Roma, 7 ottobre – Un team di scienziati italiani dell’Università Cattolica di Roma e dell’università Roma Tre ha scoperto un interruttore chiave per l’equilibrio energetico delle cellule: si chiama fosfatasi B55 e potrebbe divenire il bersaglio di nuove terapie per malattie che vanno dal morbo di Parkinson a patologie rare causate da difetti delle centrali energetiche della cellula, i mitocondri.
Lo “switch” fosfatasi B55 (PP2A-B55alfa) regola proprio l’equilibrio dei mitocondri e i ricercatori dei due atenei romani hanno osservato che riducendone l’attività si riducono i sintomi motori del Parkinson in moscerini della frutta modello di malattia.
Lo studio, pubblicato sulla rivista Science Advance‘, è stato guidato da Francesco Cecconi, ordinario di Biochimica del Dipartimento di scienze biotecnologiche di base, cliniche intensivologiche e perioperatorie dell’Università Cattolica del Sacro Cuore di Roma e condotto da Valentina Cianfanelli (insieme a Cecconi nella foto a lato), associato nel Dipartimento di scienze dell’università Roma Tre e responsabile scientifico di Progetto Ricerca finalizzata Giovani ricercatori nell’Unità di Ginecologia oncologica della Fondazione Policlinico Universitario Agostino Gemelli Irccs.
I mitocondri, organelli cellulari molto complessi, vitali per la sopravvivenza delle cellule, sono deputati alla produzione di energia che serve alle cellule per vivere. La loro integrità è associata a diverse malattie, sia diffuse come il Parkinson e sia rare, le cosiddette malattie mitocondriali che possono colpire diversi distretti corporei, dai muscoli agli occhi al cervello.
All’interno delle cellule vi è un delicato equilibrio tra i mitocondri vecchi o danneggiati che devono essere smaltiti e i nuovi che devono svilupparsi in sostituzione. In alcune malattie, però, questo equilibrio viene meno e se i mitocondri vengono persi in eccesso, o se organelli danneggiati si accumulano nella cellula e non vengono smaltiti regolarmente, la sopravvivenza stessa della cellula risulta in pericolo. Nel caso del Parkinson, ad esempio, si è visto che nella morte dei neuroni dopaminergici alla base della malattia vi è anche la complicità della perdita di mitocondri.

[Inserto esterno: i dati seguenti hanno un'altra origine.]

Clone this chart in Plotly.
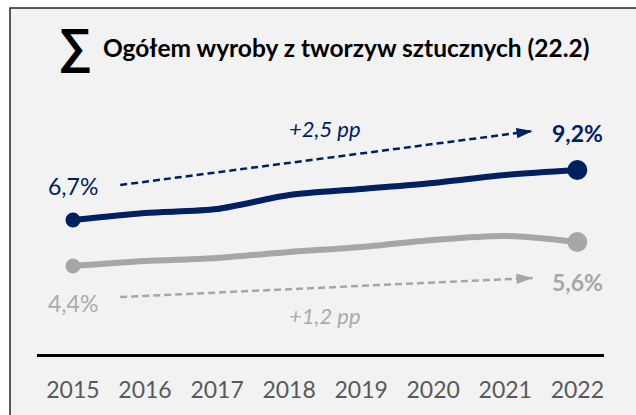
import plotly.graph_objects as go

# ---- data ----
years = [2015, 2016, 2017, 2018, 2019, 2020, 2021, 2022]
total_share = [6.7, 7.05, 7.25, 7.95, 8.25, 8.55, 8.95, 9.2]
plastics_share = [4.4, 4.65, 4.8, 5.1, 5.35, 5.7, 5.9, 5.6]
tick_labels = [str(y) for y in years]
title_text = "Ogółem wyroby z tworzyw sztucznych (22.2)"
navy_change = "+2,5 pp"
gray_change = "+1,2 pp"

NAVY = "#002060"
GRAY = "#A6A6A6"
LGRAY = "#ABABAB"
FONT = "Lato"

W, H = 636, 415
L, R, T, B = 37, 32, 100, 61
PW, PH = W - L - R, H - T - B


def fmt(v):
    return f"{v:.1f}".replace(".", ",") + "%"


def px_x(px):
    return (px - L) / PW


def px_y(py):
    return (H - B - py) / PH


fig = go.Figure()

for vals, col in [(total_share, NAVY), (plastics_share, GRAY)]:
    fig.add_trace(go.Scatter(
        x=years, y=vals, mode="lines",
        line=dict(color=col, width=6, shape="spline", smoothing=0.8),
        hoverinfo="skip", showlegend=False,
    ))
    fig.add_trace(go.Scatter(
        x=[years[0], years[-1]], y=[vals[0], vals[-1]], mode="markers",
        marker=dict(size=[15, 20], color=col, opacity=1, line=dict(width=0)),
        hoverinfo="skip", showlegend=False,
    ))

# dashed trend arrows
x0a = years[0] + 0.656
x1a = years[-1] - 0.62
for (ya, yb, col) in [
    (total_share[0] + 1.75, total_share[-1] + 1.95, NAVY),
    (plastics_share[0] - 1.55, plastics_share[-1] - 1.8, GRAY),
]:
    fig.add_trace(go.Scatter(
        x=[x0a, x1a], y=[ya, yb], mode="lines",
        line=dict(color=col, width=2.5, dash="7px,4px"),
        hoverinfo="skip", showlegend=False,
    ))
    fig.add_trace(go.Scatter(
        x=[x0a, x1a], y=[ya, yb], mode="markers",
        marker=dict(symbol="arrow", angleref="previous", size=[0, 17], color=col,
                    opacity=1, line=dict(width=0)),
        hoverinfo="skip", showlegend=False,
    ))

ann = []
ann.append(dict(x=years[0], y=total_share[0] + 1.7, text=fmt(total_share[0]),
                font=dict(color=NAVY, size=23, family=FONT)))
ann.append(dict(x=years[-1], y=total_share[-1] + 1.85, text="<b>" + fmt(total_share[-1]) + "</b>",
                font=dict(color=NAVY, size=23, family=FONT)))
ann.append(dict(x=years[0], y=plastics_share[0] - 1.85, text=fmt(plastics_share[0]),
                font=dict(color=LGRAY, size=23, family=FONT)))
ann.append(dict(x=years[-1], y=plastics_share[-1] - 2.0, text="<b>" + fmt(plastics_share[-1]) + "</b>",
                font=dict(color=GRAY, size=23, family=FONT)))
ann.append(dict(x=2018.5, y=11.3, text="<i>" + navy_change + "</i>",
                font=dict(color=NAVY, size=22, family=FONT)))
ann.append(dict(x=2018.5, y=1.95, text="<i>" + gray_change + "</i>",
                font=dict(color=LGRAY, size=22, family=FONT)))
for a in ann:
    a.update(xref="x", yref="y", showarrow=False, xanchor="center", yanchor="middle")

# title
ann.append(dict(xref="paper", yref="paper", x=px_x(74.5), y=px_y(46), text="<b>∑</b>",
                showarrow=False, xanchor="center", yanchor="middle",
                font=dict(color="#000000", size=48, family="Liberation Sans")))
ann.append(dict(xref="paper", yref="paper", x=px_x(101), y=px_y(48), text="<b>" + title_text + "</b>",
                showarrow=False, xanchor="left", yanchor="middle",
                font=dict(color="#000000", size=24.5, family=FONT)))

fig.update_layout(
    width=W, height=H,
    margin=dict(l=L, r=R, t=T, b=B, autoexpand=False),
    paper_bgcolor="#FFFFFF",
    plot_bgcolor="rgba(0,0,0,0)",
    annotations=ann,
    shapes=[dict(type="rect", xref="paper", yref="paper", layer="below",
                 x0=px_x(10), x1=px_x(W + 20), y0=px_y(H + 20), y1=px_y(8),
                 fillcolor="#F2F2F2", line=dict(color="#262626", width=1.5))],
    xaxis=dict(range=[years[0] - 36.0 / 72.1, years[-1] + 26.7 / 72.1],
               tickmode="array", tickvals=years, ticktext=tick_labels,
               showline=True, linecolor="#000000", linewidth=2.5,
               showgrid=False, zeroline=False, ticks="",
               ticklabelstandoff=14,
               tickfont=dict(color="#595959", size=23, family=FONT),
               fixedrange=True),
    yaxis=dict(range=[0, PH / 20.0], visible=False, showgrid=False, zeroline=False,
               fixedrange=True),
)

fig.write_html("out.html", config={"displayModeBar": False},
               post_script="document.body.style.margin='0';document.body.style.overflow='hidden';")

Gli esperti hanno scoperto che B55 ha un ruolo chiave nel regolare l’omeostasi mitocondriale. “Da un lato promuove la rimozione dei mitocondri danneggiati stimolando la mitofagia, processo selettivo di rimozione degli organelli non più efficienti e potenzialmente pericolosi” spiega Cecconi. “Dall’altro, B55 agisce come controllore della biogenesi mitocondriale, stabilizzando il principale promotore della formazione di nuovi mitocondri”.
In questo modo, continua il ricercatore, “B55 non si limita a favorire la degradazione dei mitocondri danneggiati ma, contemporaneamente, impedisce un’eccessiva produzione di nuovi organelli, mantenendo così un equilibrio dinamico tra eliminazione e sintesi mitocondriale. È di grande interesse che entrambi questi effetti dipendano dall’interazione funzionale fra B55 e Parkin, una proteina centrale nei meccanismi di mitofagia, coinvolta nella malattia di Parkinson”.
Non a caso nella ricerca, utilizzando modelli del Parkinson nella Drosophila (moscerino della frutta), “abbiamo osservato che la riduzione dei livelli di B55 migliora sia i difetti motori sia le alterazioni mitocondriali tipici della malattia” spiegano Cecconi e Cianfanelli. “Questo effetto richiede la presenza del fattore Parkin e agisce prevalentemente sulla biogenesi dei mitocondri”.
L’idea “potrebbe essere di sviluppare molecole di piccole dimensioni in grado di penetrare nel cervello ed agire selettivamente sui neuroni dopaminergici, contrastandone la morte” chiarisce ancora Cecconi.”Più in generale, un farmaco che regoli l’azione di B55 potrebbe essere sfruttato anche in diverse patologie mitocondriali caratterizzate da perdita di mitocondri, incluse alcune miopatie mitocondriali e malattie neurodegenerative. Non solo, ma la deregolazione di qualità e numero di mitocondri è anche alla base della plasticità delle cellule tumorali e della loro capacità di resistere a terapie, quindi controllare B55 potrebbe divenire un approccio promettente in ambito oncologico”.
Ecco perché, concludono gli autori, “i nostri futuri studi mireranno a identificare molecole e strategie terapeutiche sicure per modulare B55 in modelli preclinici e cellulari umani soprattutto al fine di analizzare l’effetto della sua regolazione su altre malattie neurodegenerative e mitocondriali”.